**** RECORDED DATA ****

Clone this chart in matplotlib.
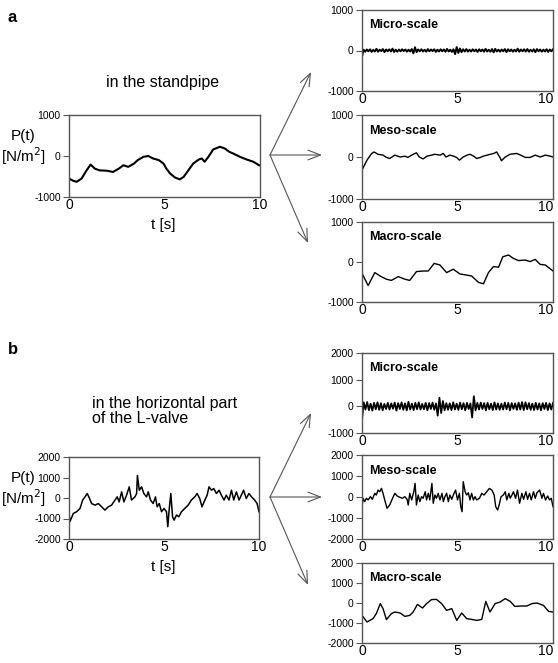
import numpy as np
import matplotlib
matplotlib.use('Agg')
import matplotlib.pyplot as plt

plt.rcParams['font.family'] = ['Liberation Sans', 'DejaVu Sans']

# ---- data ----
# (a) standpipe, raw signal
ta = [0, 0.2, 0.4, 0.66, 0.92, 1.13, 1.36, 1.6, 2.0, 2.3, 2.6, 2.85, 3.1, 3.4, 3.6, 3.9,
      4.15, 4.4, 4.7, 4.95, 5.1, 5.3, 5.55, 5.8, 6.0, 6.25, 6.5, 6.8, 6.95, 7.1, 7.3, 7.55,
      7.9, 8.15, 8.4, 8.6, 8.95, 9.3, 9.65, 9.95]
pa = [-550, -600, -630, -550, -350, -210, -310, -350, -360, -390, -310, -225, -265, -185, -100, -20,
      0, -60, -100, -185, -310, -430, -525, -570, -510, -350, -185, -85, -60, -140, -20, 160,
      225, 185, 100, 60, -20, -85, -140, -225]

micro_a = [-150, 20, -30, 25, -20, 30, -35, 15, -25, 40, -30, 20, -15, 35, -40, 25, -20, 30, -25, 45,
           -35, 20, -30, 25, -20, 30, -15, 25, -30, 20, -25, 35, -70, 80, -40, 25, -20, 30, -25, 20,
           -30, 35, -20, 25, -15, 30, -35, 20, -25, 30, -20, 25, -30, 40, -25, 20, -35, 30, -90, 85,
           -60, 50, -40, 30, -25, 35, -30, 20, -25, 30, -20, 25, -35, 30, -20, 25, -30, 40, -25, 20,
           -30, 35, -45, 40, -25, 20, -30, 25, -20, 35, -40, 30, -20, 25, -30, 20, -25, 45, -30, 25,
           -20, 30, -25, 35, -30, 20, -25, 30, -40, 35, -20, 25, -30, 20, -25, 30, -35, 25, -20, 30]

t_meso_a = [0, 0.26, 0.5, 0.63, 0.84, 1.1, 1.28, 1.45, 1.72, 2.0, 2.25, 2.4, 2.6, 2.85, 3.0, 3.2,
            3.4, 3.65, 3.8, 4.1, 4.25, 4.4, 4.6, 4.8, 4.95, 5.1, 5.3, 5.5, 5.65, 5.85, 6.0, 6.2,
            6.35, 6.55, 6.9, 7.05, 7.25, 7.3, 7.5, 7.75, 8.1, 8.3, 8.55, 8.8, 9.07, 9.33, 9.6, 9.85, 10]
meso_a = [-310, -75, 80, 120, 65, 45, -10, -35, 45, 0, 20, -10, 45, 100, 0, -45,
          20, 45, 65, 45, 85, 0, 45, 20, -10, -75, 0, 45, 65, 20, -35, -10,
          20, 45, 85, 120, -35, -90, 0, 65, 85, 45, -10, -10, 45, 0, 45, 20, 0]

t_macro_a = [0, 0.32, 0.67, 1.0, 1.28, 1.54, 1.9, 2.24, 2.5, 2.85, 3.2, 3.47, 3.78, 4.08, 4.43, 4.78,
             5.13, 5.4, 5.74, 6.1, 6.36, 6.62, 6.88, 7.15, 7.37, 7.67, 7.93, 8.2, 8.55, 8.8, 9.07,
             9.33, 9.6, 10]
macro_a = [-280, -590, -265, -365, -430, -460, -365, -430, -460, -240, -225, -225, -35, -75, -265, -180,
           -300, -320, -350, -510, -545, -265, -115, -130, 130, 175, 90, 35, 50, 10, 65,
           -60, -75, -225]

# (b) horizontal part of the L-valve, raw signal
tb = [0, 0.05, 0.23, 0.4, 0.58, 0.72, 0.84, 0.96, 1.07, 1.19, 1.37, 1.54, 1.72, 1.89, 2.07, 2.24,
      2.42, 2.54, 2.64, 2.77, 2.89, 3.03, 3.17, 3.29, 3.47, 3.56, 3.6, 3.7, 3.82, 3.94, 4.08, 4.17,
      4.29, 4.43, 4.55, 4.64, 4.75, 4.87, 5.0, 5.13, 5.2, 5.27, 5.36, 5.45, 5.53, 5.66, 5.78, 5.92,
      6.09, 6.27, 6.44, 6.62, 6.74, 6.88, 7.0, 7.15, 7.27, 7.37, 7.5, 7.62, 7.76, 7.9, 8.02, 8.16,
      8.28, 8.42, 8.55, 8.67, 8.81, 8.95, 9.07, 9.19, 9.33, 9.47, 9.61, 9.77, 9.9, 10]
pb = [-750, -1150, -750, -670, -510, -100, 55, 220, 0, -270, -350, -270, -430, -590, -430, -350,
      -100, 55, -190, 300, -190, 140, 545, -100, 55, 220, 1100, 380, 545, 220, 55, 300,
      -100, -270, 55, -430, -270, -670, -510, -670, -1400, -590, 220, -915, -1080, -830, -915, -670,
      -510, -350, -100, 55, 220, -25, -430, -100, 140, 545, 380, 460, 220, 380, 140, -100,
      140, -100, 380, -100, 300, -100, 140, 380, -25, 220, 55, -100, -270, -670]

micro_b = [-500, 150, -120, 160, -140, 100, -160, 130, -110, 150, -130, 120, -150, 90, -100, 130,
           -120, 110, -90, 140, -160, 120, -100, 150, -130, 110, -150, 170, -120, 100, -140, 130,
           -110, 150, -120, 90, -110, 130, -150, 120, -100, 140, -130, 110, -350, 320, -250, 200,
           -150, 120, -130, 110, -140, 150, -120, 100, -130, 140, -110, 120, -150, 130, -100, 110,
           -420, 380, -150, 130, -120, 140, -100, 120, -150, 130, -110, 100, -140, 150, -120, 110,
           -130, 100, -120, 140, -110, 130, -150, 120, -100, 110, -130, 140, -120, 160, -140, 150,
           -110, 120, -130, 100, -140, 130, -120, 110, -150, 120, -100, 130, -140, 110, -120, 130]

t_meso_b = [0, 0.05, 0.14, 0.23, 0.32, 0.44, 0.54, 0.67, 0.75, 0.84, 0.93, 1.02, 1.1, 1.19, 1.31, 1.45,
            1.6, 1.72, 1.84, 1.98, 2.12, 2.24, 2.36, 2.42, 2.5, 2.6, 2.71, 2.78, 2.85, 2.94, 3.03, 3.12,
            3.2, 3.31, 3.38, 3.47, 3.55, 3.66, 3.73, 3.82, 3.9, 3.99, 4.08, 4.19, 4.26, 4.34, 4.43, 4.52,
            4.6, 4.7, 4.78, 4.9, 5.0, 5.1, 5.17, 5.24, 5.3, 5.4, 5.48, 5.57, 5.65, 5.74, 5.83, 5.92,
            6.0, 6.15, 6.27, 6.39, 6.53, 6.67, 6.8, 6.92, 7.0, 7.1, 7.18, 7.28, 7.4, 7.5, 7.58, 7.69,
            7.76, 7.85, 7.93, 8.04, 8.14, 8.25, 8.37, 8.46, 8.58, 8.67, 8.77, 8.86, 8.98, 9.07, 9.16, 9.3,
            9.42, 9.5, 9.61, 9.72, 9.82, 9.91, 10]
meso_b = [-540, -60, -220, -60, -140, 15, -110, 175, 95, 330, 250, 410, 175, -140, -540, -380,
          -60, 175, 50, -15, -60, 15, -110, -380, 175, -140, 250, 650, -380, 95, -220, 15,
          -60, 250, -140, 175, -140, 650, -300, 95, -60, 175, -140, 175, -220, 15, 175, -220,
          95, -110, 95, 330, -140, 175, -460, -700, 730, 250, 95, 200, -140, 175, -140, 15,
          -140, -60, 175, 95, 250, 410, 330, 95, -460, -620, -380, 15, 95, 250, -140, 175,
          -60, 95, 250, -60, 330, -300, 175, -110, 250, -110, 175, -140, 250, -60, 200, 330,
          -60, 175, -140, 50, -140, -60, -460]

t_macro_b = [0, 0.26, 0.58, 0.75, 0.96, 1.1, 1.28, 1.54, 1.72, 2.0, 2.24, 2.5, 2.68, 2.9, 3.17, 3.38,
             3.64, 3.9, 4.17, 4.43, 4.7, 4.96, 5.22, 5.48, 5.74, 6.0, 6.27, 6.48, 6.7, 6.97, 7.23,
             7.5, 7.76, 8.0, 8.28, 8.63, 8.9, 9.16, 9.5, 9.77, 10]
macro_b = [-620, -950, -780, -530, -30, -280, -830, -530, -450, -500, -670, -620, -450, -70, -250, -30,
           170, 180, -30, -370, -280, -870, -500, -780, -820, -870, -820, 80, -450, -30, 50,
           220, 80, -170, -150, -150, -30, 0, -120, -420, -450]

# ---- layout (pixel boxes: left, top, right, bottom) ----
W, H = 558, 663
fig = plt.figure(figsize=(W / 100, H / 100), dpi=100)


def box(x0, y0, x1, y1):
    return [x0 / W, 1 - y1 / H, (x1 - x0) / W, (y1 - y0) / H]


frame_col = '#555555'


def make_ax(rect, ylim, yticks, label=None):
    ax = fig.add_axes(box(*rect))
    ax.set_xlim(0, 10)
    ax.set_ylim(*ylim)
    ax.set_xticks([0, 5, 10])
    ax.set_yticks(yticks)
    ax.set_yticklabels([str(v) for v in yticks])
    ax.tick_params(axis='x', length=0, pad=1, labelsize=10)
    ax.tick_params(axis='y', length=4, width=0.8, color=frame_col, pad=2, labelsize=7.5)
    for s in ax.spines.values():
        s.set_color(frame_col)
        s.set_linewidth(1.0)
    if label:
        # right-hand panels touch the figure edge, so the last "10" sits inside
        ax.get_xticklabels()[-1].set_horizontalalignment('right')
        ax.text(0.035, 1 - 15 / 81, label, transform=ax.transAxes, fontsize=9,
                fontweight='bold', va='center', ha='left')
    return ax


# panel a
ax = make_ax((69, 115, 260, 197), (-1000, 1000), [-1000, 0, 1000])
ax.plot(ta, pa, color='black', lw=1.5)

ax = make_ax((362, 10, 553, 91), (-1000, 1000), [-1000, 0, 1000], label='Micro-scale')
ax.plot(np.linspace(0, 10, len(micro_a)), micro_a, color='black', lw=1.4)

ax = make_ax((362, 115, 553, 199), (-1000, 1000), [-1000, 0, 1000], label='Meso-scale')
ax.plot(t_meso_a, meso_a, color='black', lw=1.0)

ax = make_ax((362, 222, 553, 302), (-1000, 1000), [-1000, 0, 1000], label='Macro-scale')
ax.plot(t_macro_a, macro_a, color='black', lw=1.0)

# panel b
ax = make_ax((69, 457, 259, 539), (-2000, 2000), [-2000, -1000, 0, 1000, 2000])
ax.plot(tb, pb, color='black', lw=1.1)

ax = make_ax((362, 353, 553, 433), (-1000, 2000), [-1000, 0, 1000, 2000], label='Micro-scale')
ax.plot(np.linspace(0, 10, len(micro_b)), micro_b, color='black', lw=1.3)

ax = make_ax((362, 455, 553, 539), (-2000, 2000), [-2000, -1000, 0, 1000, 2000], label='Meso-scale')
ax.plot(t_meso_b, meso_b, color='black', lw=1.0)

ax = make_ax((362, 563, 553, 643), (-2000, 2000), [-2000, -1000, 0, 1000, 2000], label='Macro-scale')
ax.plot(t_macro_b, macro_b, color='black', lw=1.0)

# ---- overlay for text and arrows (pixel coordinates) ----
ov = fig.add_axes([0, 0, 1, 1], zorder=-1)
ov.set_xlim(0, W)
ov.set_ylim(H, 0)
ov.axis('off')

ov.text(8, 18, 'a', fontsize=12, fontweight='bold', va='center', ha='left')
ov.text(8, 350, 'b', fontsize=12, fontweight='bold', va='center', ha='left')
ov.text(163, 83, 'in the standpipe', fontsize=11.5, ha='center', va='center')
ov.text(92, 411, 'in the horizontal part\nof the L-valve', fontsize=11.5, ha='left',
        va='center', linespacing=1.05)
for yc in (156, 498):
    ov.text(23, yc - 20, 'P(t)', fontsize=11, ha='center', va='center')
    ov.text(23, yc, '[N/m$^2$]', fontsize=11, ha='center', va='center')
ov.text(163, 225, 't [s]', fontsize=11, ha='center', va='center')
ov.text(163, 567, 't [s]', fontsize=11, ha='center', va='center')

arrow_kw = dict(arrowstyle='->,head_length=0.9,head_width=0.35', color='#555555', lw=0.8,
                shrinkA=0, shrinkB=0)
for (ox, oy), tips in [((270, 155), [(311, 72), (322, 155), (308, 243)]),
                       ((270, 497), [(311, 413), (322, 497), (308, 585)])]:
    for tx, ty in tips:
        ov.annotate('', xy=(tx, ty), xytext=(ox, oy), arrowprops=arrow_kw)

fig.savefig('out.png', dpi=100)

****

Up to and including the line containing "plt.rcParams['font.family'] = ['Liberation", repeat every line from the start of the data, but none of the pictures.

Clone this chart in matplotlib.
import numpy as np
import matplotlib
matplotlib.use('Agg')
import matplotlib.pyplot as plt

plt.rcParams['font.family'] = ['Liberation Sans', 'DejaVu Sans']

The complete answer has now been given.